Certainly that's a worthy editorial stance, however, it then seems disingenuous to call these sections and contributions "reviews." To my mind a review should at least have the option of being negative, or at the very least, critical. Otherwise literary journals should rename their review sections "Writer Showcases" or succinctly, "Props."

The most recent edition of POETRY includes an opinion/review piece Going Negative, by Jason Guriel, that addresses this issue. Guriel is perturbed that reviews tend to have a generically positive slant, and he offers up three brief reviews that take a more analytically critical approach. While I appreciate the candor of Guriel's reviews I'm not certain what he hopes their impact will be. However, Jason does offer this reason for why we read so few "negative" reviews of poetry collections:

"Maybe poetry is so marginal, so fragile a commodity, we worry about kicking it when it’s already pretty clearly down."

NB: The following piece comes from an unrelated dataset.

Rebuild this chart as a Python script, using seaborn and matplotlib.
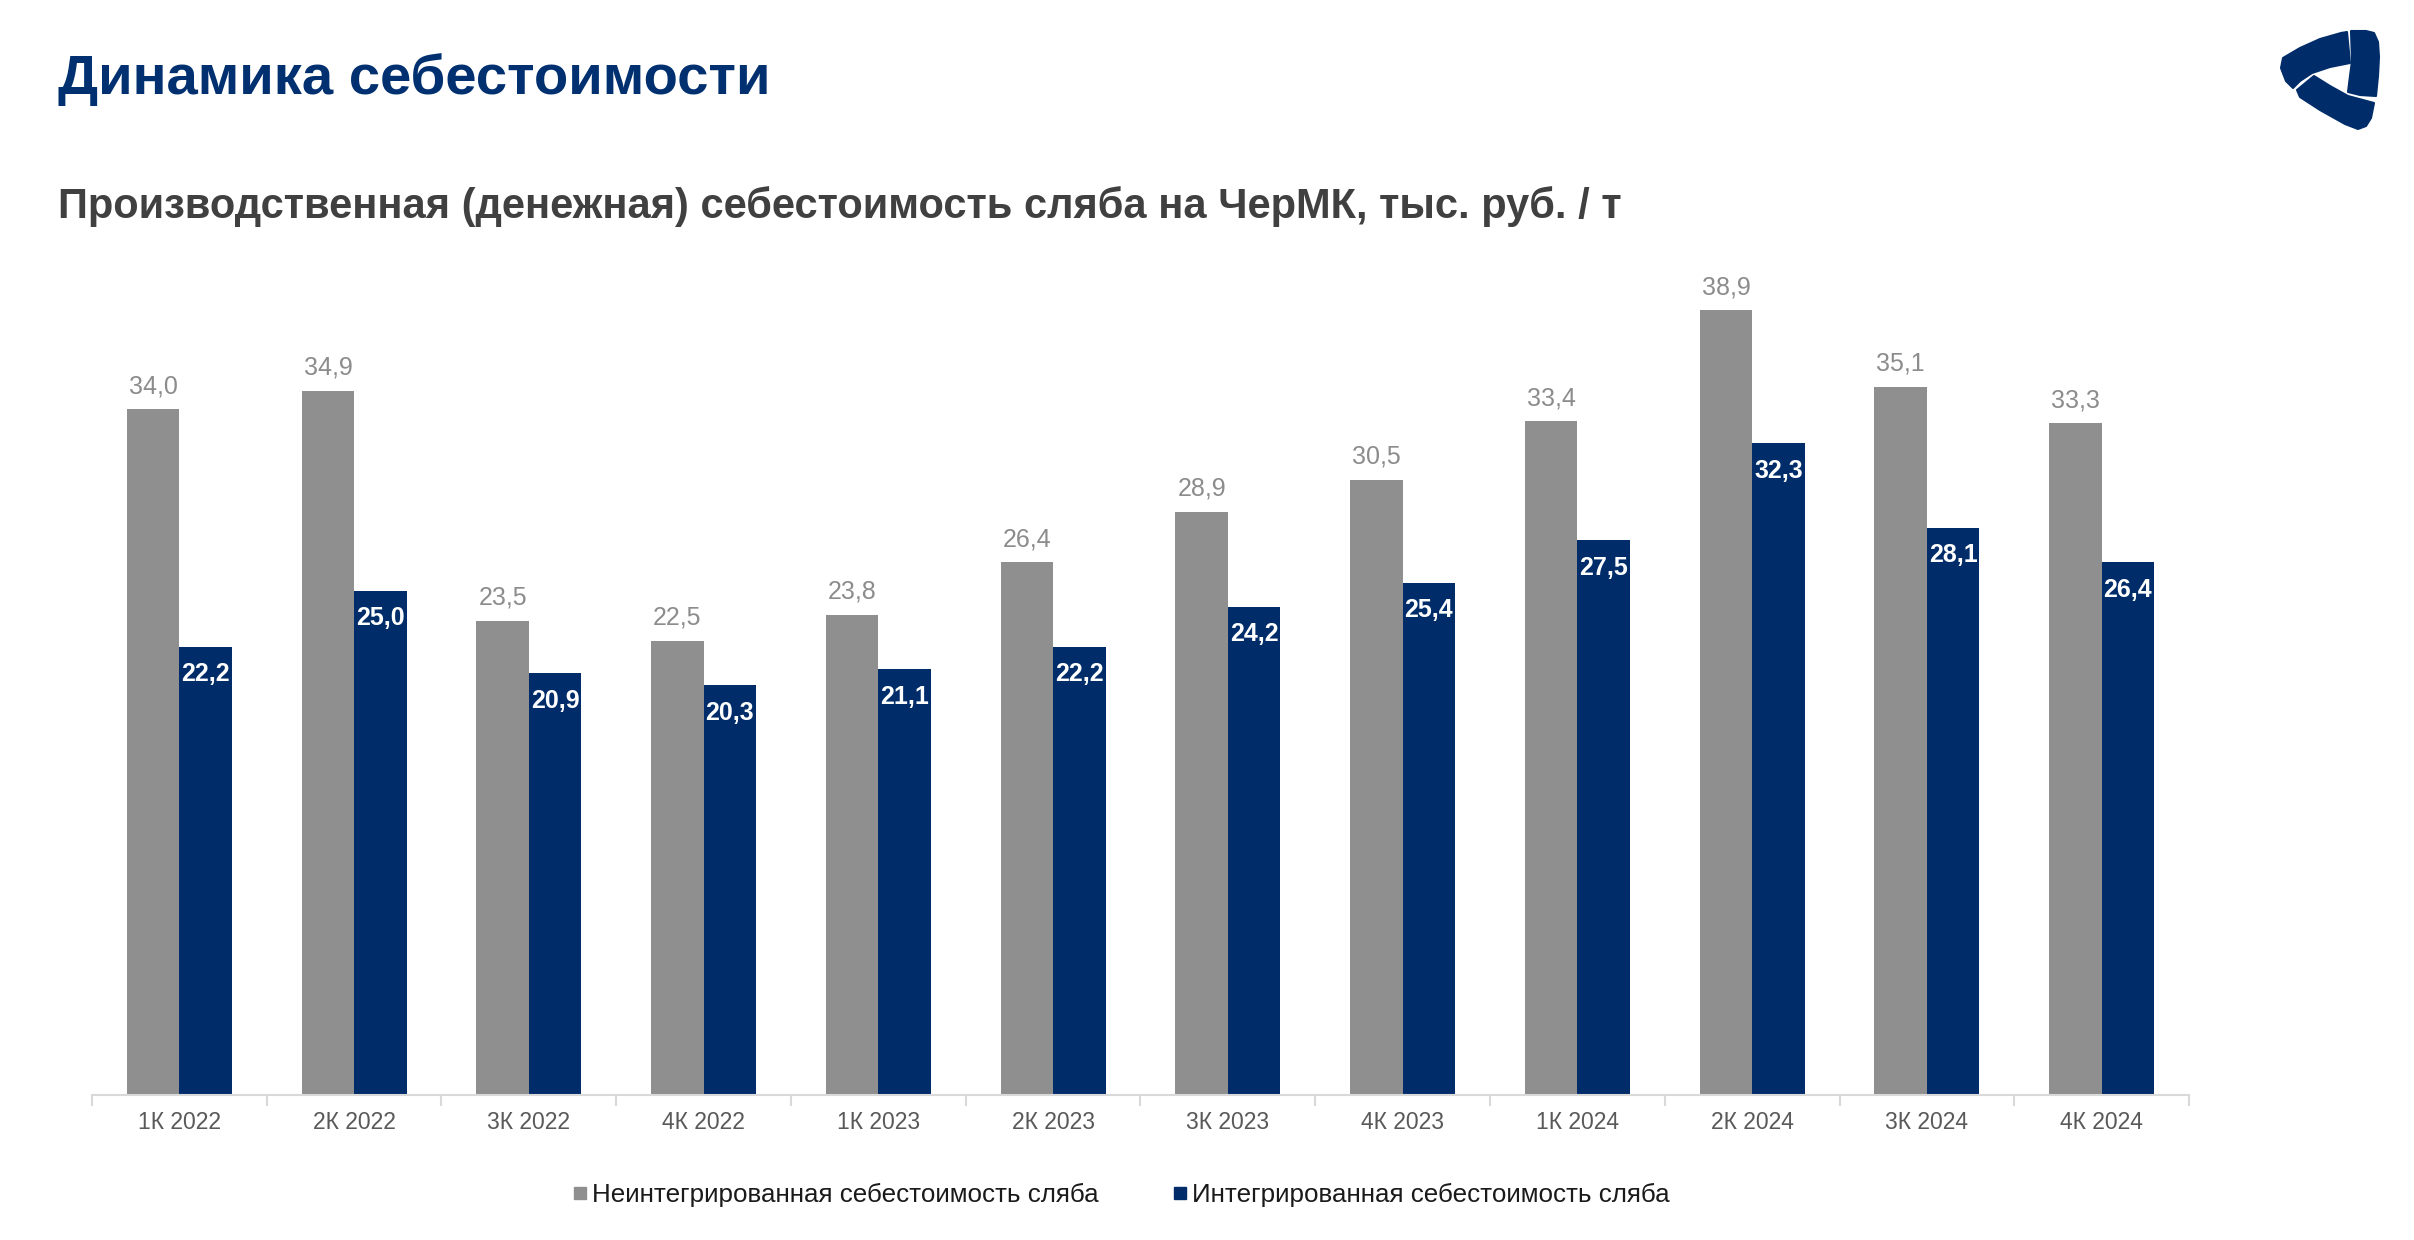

This captures at least a part of The Iowa Review's sentiment. Unfortunately, this fear is holding poetry back. It seems as though most books of poetry are reviewed by another poet, often times a poet who knows the author, or would like to be on good terms with the insular academic community most poets are a part of. This means reviewers are taken not as independent arbiters of opinion, but instead as members of a club dedicated to promoting other club members. If all reviews are positive it artificially inflates the value of poetry as a commodity.

But more than the issue of reviews, the poetry community needs to do some serious consideration of the last part of his statement, poetry is "pretty clearly down." And so I ask, why is poetry down? How is that poetry has become so culturally irrelevant? And what can the poetry community do to change that perception?

As a start I think acknowledging the over all state of poetry and minor individual failures, or "going negative," is at least an honest first step, and it's significantly better than running, or hiding scared.